--- START MATERIAL SUPPLIED ---
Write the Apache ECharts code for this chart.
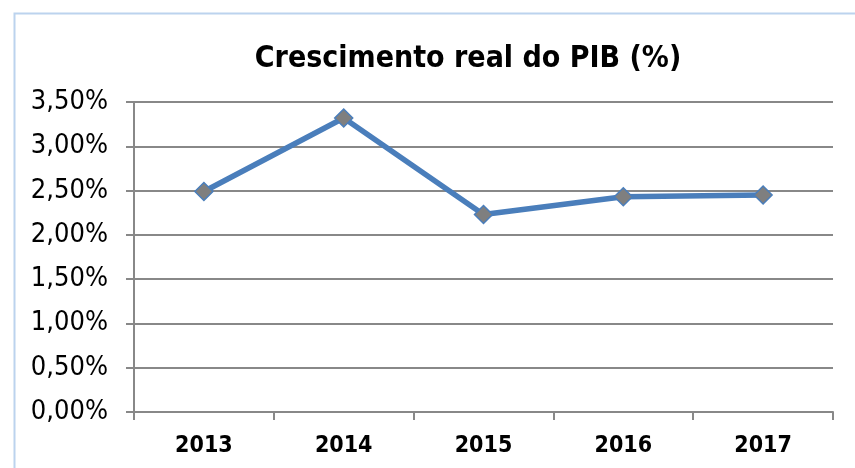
<!DOCTYPE html>
<html>
<head>
<meta charset="utf-8">
<script src="https://cdn.jsdelivr.net/npm/echarts@6/dist/echarts.min.js"></script>
<style>
  html, body { margin: 0; padding: 0; background: #fff; }
  #chart { width: 855px; height: 468px; }
</style>
</head>
<body>
<div id="chart"></div>
<script>
  // dados do gráfico
  var anos = ['2013', '2014', '2015', '2016', '2017']
  var crescimento = [2.49, 3.32, 2.23, 2.43, 2.45]
  var eixoY = { min: 0, max: 3.5, interval: 0.5 }

  var chart = echarts.init(document.getElementById('chart'))

  var option = {
    backgroundColor: '#ffffff',
    animation: false,
    title: {
      text: 'Crescimento real do PIB (%)',
      left: 463,
      textAlign: 'center',
      top: 39,
      textStyle: {
        fontFamily: 'DejaVu Sans Condensed',
        fontWeight: 'bold',
        fontSize: 30,
        color: '#000'
      }
    },
    // moldura azul clara
    graphic: [
      {
        type: 'rect',
        shape: { x: 14.5, y: 13.5, width: 900, height: 600 },
        style: { fill: 'none', stroke: '#bcd3ee', lineWidth: 2 },
        silent: true
      }
    ],
    grid: {
      left: 134,
      right: 22,
      top: 102,
      bottom: 56,
      containLabel: false
    },
    xAxis: {
      type: 'category',
      data: anos,
      boundaryGap: true,
      axisLine: { lineStyle: { color: '#888888', width: 2 } },
      axisTick: { show: true, length: 8, lineStyle: { color: '#888888', width: 2 } },
      axisLabel: {
        fontFamily: 'DejaVu Sans Condensed',
        fontWeight: 'bold',
        fontSize: 23,
        color: '#000',
        margin: 23
      },
      splitLine: { show: false }
    },
    yAxis: {
      type: 'value',
      min: eixoY.min,
      max: eixoY.max,
      interval: eixoY.interval,
      axisLine: { show: true, lineStyle: { color: '#888888', width: 2 } },
      axisTick: { show: true, length: 8, lineStyle: { color: '#888888', width: 2 } },
      axisLabel: {
        fontFamily: 'DejaVu Sans Condensed',
        fontSize: 27,
        color: '#000',
        margin: 26,
        formatter: function (v) {
          return v.toFixed(2).replace('.', ',') + '%'
        }
      },
      splitLine: { show: true, lineStyle: { color: '#888888', width: 2 } }
    },
    series: [
      {
        name: 'Crescimento',
        type: 'line',
        data: crescimento,
        symbol: 'diamond',
        symbolSize: 18,
        lineStyle: { color: '#4a7ebb', width: 5.5 },
        itemStyle: { color: '#7f7f7f', borderColor: '#4a7ebb', borderWidth: 1.5 }
      }
    ]
  }

  chart.setOption(option)
</script>
</body>
</html>
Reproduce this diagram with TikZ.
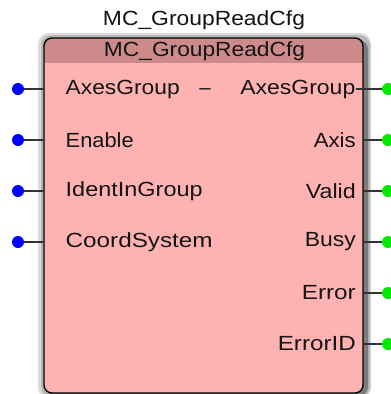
\documentclass[tikz,border=0pt]{standalone}
\usepackage{graphicx}
\usepackage{fontspec}
\setmainfont{Liberation Sans}
\definecolor{bodypink}{RGB}{255,178,178}
\definecolor{headpink}{RGB}{204,138,138}
\definecolor{pinblue}{RGB}{0,0,255}
\definecolor{pingreen}{RGB}{0,235,0}
\definecolor{shadowgray}{RGB}{110,110,110}
\newcommand{\fitto}[2]{\resizebox{#1pt}{\height}{#2}}
\begin{document}
\begin{tikzpicture}[x=1pt,y=-1pt,
  lbl/.style={inner sep=0pt,font=\fontsize{20.5}{22}\selectfont,text=black!92},
  inlbl/.style={lbl,anchor=west},
  outlbl/.style={lbl,anchor=east},
  indot/.style={circle,fill=pinblue,inner sep=0pt,minimum size=12pt},
  outdot/.style={circle,fill=pingreen,inner sep=0pt,minimum size=12pt},
  pinline/.style={draw=black!80,line width=1.2pt}]
\useasboundingbox (0,0) rectangle (391,394);
\fill[white] (0,0) rectangle (391,394);
% shadow
\fill[shadowgray!25,rounded corners=11pt] (38,33) rectangle (371,399);
\fill[shadowgray!50,rounded corners=10pt] (41,35) rectangle (370,397);
\fill[shadowgray!90,rounded corners=9pt] (47,40) rectangle (368,396);
% box
\fill[bodypink,rounded corners=8pt] (44,38) rectangle (363,393);
\begin{scope}
\clip[rounded corners=8pt] (44,38) rectangle (363,393);
\fill[headpink] (44,38) rectangle (363,63);
\end{scope}
\draw[black,line width=1.4pt,rounded corners=8pt] (44,38) rectangle (363,393);
% titles
\node[lbl] (title) at (204,20) {\fitto{202}{MC\_GroupReadCfg}};
\node[lbl] (head) at (204.5,51) {\fitto{201}{MC\_GroupReadCfg}};
% inputs
\foreach \n/\t/\w/\y in {a/AxesGroup/114/89,b/Enable/68/140,c/IdentInGroup/137/191,d/CoordSystem/147/242}{
  \node[indot] (i\n) at (18,\y) {};
  \coordinate (ie\n) at (44,\y);
  \draw[pinline] (i\n) -- (ie\n);
  \node[inlbl] (il\n) at (65.5,\y) {\fitto{\w}{\t}};
}
\coordinate (dashx) at (205,0);
\node[lbl,anchor=base] (dash) at (ila.base -| dashx) {–};
% outputs
\foreach \n/\t/\w/\y in {b/Axis/42/140,c/Valid/50/191,d/Busy/51/242,e/Error/54/293,f/ErrorID/78/344}{
  \node[outdot] (o\n) at (388,\y) {};
  \coordinate (oe\n) at (363,\y);
  \draw[pinline] (oe\n) -- (o\n);
  \node[outlbl] (ol\n) at (356,\y) {\fitto{\w}{\t}};
}
\node[outdot] (oa) at (388,89) {};
\node[outlbl] (ola) at (355.5,89) {\fitto{115}{AxesGroup}};
\draw[pinline] (ola.east) -- (oa);
\end{tikzpicture}
\end{document}
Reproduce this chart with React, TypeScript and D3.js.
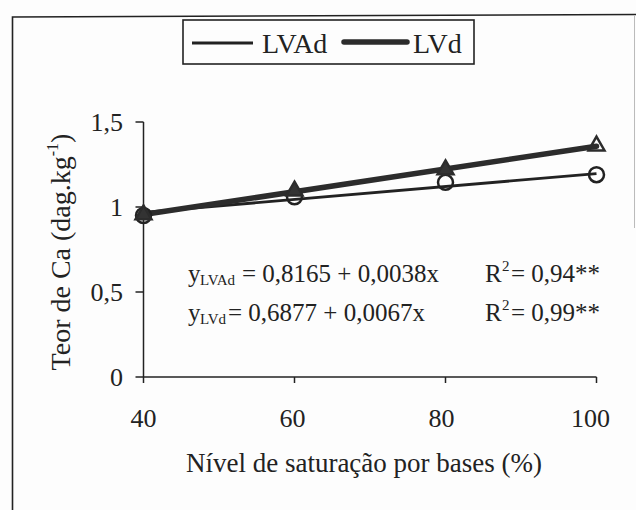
import React from "react";
import * as d3 from "d3";

const xTicks = [40, 60, 80, 100];
const yTicks = [0, 0.5, 1, 1.5];
const yTickLabels = ["0", "0,5", "1", "1,5"];
const seriesNames = ["LVAd", "LVd"];
const lvadValues = [0.95, 1.06, 1.145, 1.19];
const lvdValues = [0.955, 1.095, 1.22, 1.36];
const intercepts = [0.8165, 0.6877];
const slopes = [0.0038, 0.0067];
const eqTexts = ["= 0,8165 + 0,0038x", "= 0,6877 + 0,0067x"];
const r2Texts = ["= 0,94**", "= 0,99**"];
const xTitle = "Nível de saturação por bases (%)";

const FONT = '"Liberation Serif", "Times New Roman", Tinos, "DejaVu Serif", serif';
const INK = "#222";

export default function App() {
  const W = 636, H = 510;
  const x = d3.scaleLinear().domain([40, 100]).range([143.5, 596.5]);
  const y = d3.scaleLinear().domain([0, 1.5]).range([377, 122]);
  const line = d3.line<number>().x((d) => x(d[0])).y((d) => y(d[1]));

  const reg = (i: number) =>
    line([[40, intercepts[i] + slopes[i] * 40], [100, intercepts[i] + slopes[i] * 100]] as any);

  const tri = d3.symbol().type(d3.symbolTriangle).size(110)();
  const ts = { fontFamily: FONT, fill: INK } as React.CSSProperties;

  return (
    <svg width={W} height={H} style={{ position: "absolute", left: 0, top: 0, background: "#fff", fontFamily: FONT }}>
      <rect x={0} y={0} width={W} height={H} fill="#fdfdfd" />
      {/* outer frame */}
      <path d="M12.5,510 L12.5,17 L636,14.5" fill="none" stroke={INK} strokeWidth={1.6} />
      <path d="M634.5,16 L634.5,228" fill="none" stroke="#bbb" strokeWidth={1} />

      {/* legend */}
      <rect x={183} y={20} width={291} height={44} fill="none" stroke={INK} strokeWidth={1.6} />
      <line x1={192} x2={253} y1={43} y2={43} stroke={INK} strokeWidth={2.8} />
      <text x={262} y={53} fontSize={28} style={ts}>{seriesNames[0]}</text>
      <line x1={344} x2={407} y1={42} y2={42} stroke="#2c2c2c" strokeWidth={5.5} strokeLinecap="round" />
      <text x={413} y={53} fontSize={28} style={ts}>{seriesNames[1]}</text>

      {/* axes */}
      <line x1={x(40)} x2={x(40)} y1={y(1.5)} y2={y(0)} stroke={INK} strokeWidth={1.5} />
      <line x1={x(40)} x2={x(100)} y1={y(0)} y2={y(0)} stroke={INK} strokeWidth={1.5} />
      {yTicks.map((t, i) => (
        <g key={"yt" + i}>
          <line x1={x(40) - 8} x2={x(40)} y1={y(t)} y2={y(t)} stroke={INK} strokeWidth={1.5} />
          <text x={123} y={y(t) + 9} textAnchor="end" fontSize={26} style={ts}>
            {yTickLabels[i]}
          </text>
        </g>
      ))}
      {xTicks.map((t, i) => (
        <g key={"xt" + i}>
          <line x1={x(t)} x2={x(t)} y1={y(0)} y2={y(0) + 6} stroke={INK} strokeWidth={1.5} />
          <text x={x(t) - 2 * i} y={427} textAnchor="middle" fontSize={26} style={ts}>
            {t}
          </text>
        </g>
      ))}

      {/* axis titles */}
      <text x={364} y={472} textAnchor="middle" fontSize={27} style={ts}>{xTitle}</text>
      <text transform={`translate(70,252) rotate(-90)`} textAnchor="middle" fontSize={28} style={ts}>
        Teor de Ca (dag.kg<tspan fontSize={16} dy={-12}>-1</tspan><tspan dy={12}>)</tspan>
      </text>

      {/* regression lines */}
      <path d={reg(0) || ""} fill="none" stroke={INK} strokeWidth={2.8} />
      <path d={reg(1) || ""} fill="none" stroke="#2c2c2c" strokeWidth={5.5} strokeLinecap="round" />

      {/* markers */}
      {lvadValues.map((v, i) => (
        <circle key={"c" + i} cx={x(xTicks[i])} cy={y(v)} r={7.5} fill="none" stroke={INK} strokeWidth={2.5} />
      ))}
      {lvdValues.map((v, i) => (
        <path
          key={"t" + i}
          d={tri || ""}
          transform={`translate(${x(xTicks[i])},${y(v)})`}
          fill={i === 3 ? "none" : "#333"}
          stroke="#2c2c2c"
          strokeWidth={2.5}
        />
      ))}

      {/* equations */}
      {[0, 1].map((i) => {
        const by = i === 0 ? 282 : 321;
        const eqX = i === 0 ? 242 : 228;
        return (
          <g key={"eq" + i}>
            <text x={188} y={by} fontSize={25} style={ts}>y</text>
            <text x={200} y={by + 3} fontSize={15} style={ts}>{seriesNames[i]}</text>
            <text x={eqX} y={by} fontSize={25} style={ts}>{eqTexts[i]}</text>
            <text x={485} y={by} fontSize={25} style={ts}>R</text>
            <text x={502} y={by - 11} fontSize={15} style={ts}>2</text>
            <text x={511} y={by} fontSize={25} style={ts}>{r2Texts[i]}</text>
          </g>
        );
      })}
    </svg>
  );
}
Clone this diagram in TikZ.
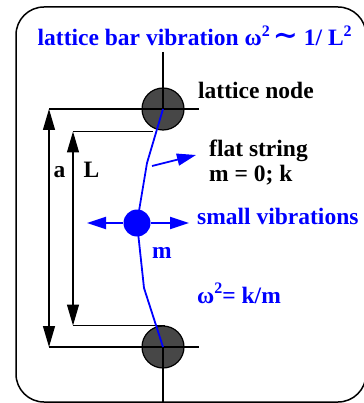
\documentclass[tikz,border=0pt]{standalone}
\usepackage{fontspec}
\setmainfont{Liberation Serif}
\newfontfamily\symfont{DejaVu Serif}
\usetikzlibrary{arrows.meta,positioning}
\newcommand{\sqr}{\raisebox{0.42em}{\fontsize{16}{16}\selectfont 2}}
\tikzset{
  boxframe/.style={draw,line width=1.5pt,rounded corners=28pt},
  latnode/.style={circle,draw,line width=1.2pt,fill=black!72,minimum size=42pt,inner sep=0pt},
  massnode/.style={circle,fill=blue,minimum size=27pt,inner sep=0pt},
  dimln/.style={line width=1.2pt},
  dimarr/.style={{Triangle[length=21pt,width=12pt]}-{Triangle[length=21pt,width=12pt]},line width=1.2pt},
  strng/.style={blue,line width=1.8pt},
  varr/.style={-{Triangle[length=19pt,width=12pt]},blue,line width=1.8pt},
  lbl/.style={font=\fontsize{23.5}{26}\selectfont\bfseries,anchor=base west,inner sep=0pt},
  bluelbl/.style={lbl,text=blue}
}
\begin{document}
\begin{tikzpicture}[x=1pt,y=-1pt]
  \useasboundingbox (0,0) rectangle (363,403);
  \draw[boxframe] (16,7) rectangle (366,402);

  \node[bluelbl] (title) at (37.5,46) {lattice bar vibration ω\sqr\hspace{3pt}{\symfont\fontsize{30}{30}\selectfont ∼}\hspace{6pt}1/ L\sqr};

  \node[latnode] (topnode) at (163,109) {};
  \node[latnode] (botnode) at (163,347) {};
  \node[massnode] (mass) at (137,223) {};

  \coordinate (topstem) at (163,52);
  \coordinate (botstem) at (163,403);
  \coordinate (atop) at (49,109);
  \coordinate (abot) at (49,347);
  \coordinate (atopend) at (199,109);
  \coordinate (abotend) at (199,347);
  \coordinate (ltop) at (73,131.5);
  \coordinate (lbot) at (73,325.5);
  \coordinate (ltopend) at (153,131.5);
  \coordinate (lbotend) at (165,325.5);
  \coordinate (bendA) at (147,163);
  \coordinate (bendB) at (144,288);
  \coordinate (strpt) at (152,166);
  \coordinate (flattip) at (196,155);
  \coordinate (vibL) at (87,223);
  \coordinate (vibR) at (189,223);

  \draw[dimln] (topstem) -- (topnode.center);
  \draw[dimln] (botnode.center) -- (botstem);
  \draw[dimln] (atop) -- (atopend);
  \draw[dimln] (abot) -- (abotend);
  \draw[dimln] (ltop) -- (ltopend);
  \draw[dimln] (lbot) -- (lbotend);
  \draw[dimarr] (atop) -- (abot);
  \draw[dimarr] (ltop) -- (lbot);

  \draw[strng] (topnode.center) -- (bendA) -- (mass.center) -- (bendB) -- (botnode.center);
  \draw[varr] (strpt) -- (flattip);
  \draw[varr] (mass.west) -- (vibL);
  \draw[varr] (mass.east) -- (vibR);

  \node[lbl] (alab) at (53.5,178) {a};
  \node[lbl] (llab) at (83.5,178) {L};
  \node[lbl] (nodelab) at (198,99) {lattice node};
  \node[lbl] (flatlab) at (209,157) {flat string};
  \node[lbl] (springlab) at (209,181) {m = 0; k};
  \node[bluelbl] (viblab) at (197,224) {small vibrations};
  \node[bluelbl] (masslab) at (152,258) {m};
  \node[bluelbl] (freqlab) at (197,303) {ω\sqr= k/m};
\end{tikzpicture}
\end{document}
--- END MATERIAL SUPPLIED ---
EXERCISE AIM: In the records above, find the line with "Reproduce this chart" and the line with "import * as", then restate word for word only those two lines and all lines between, omitting pictures.

CORRECT OUTPUT:
Reproduce this chart with React, TypeScript and D3.js.
import React from "react";
import * as d3 from "d3";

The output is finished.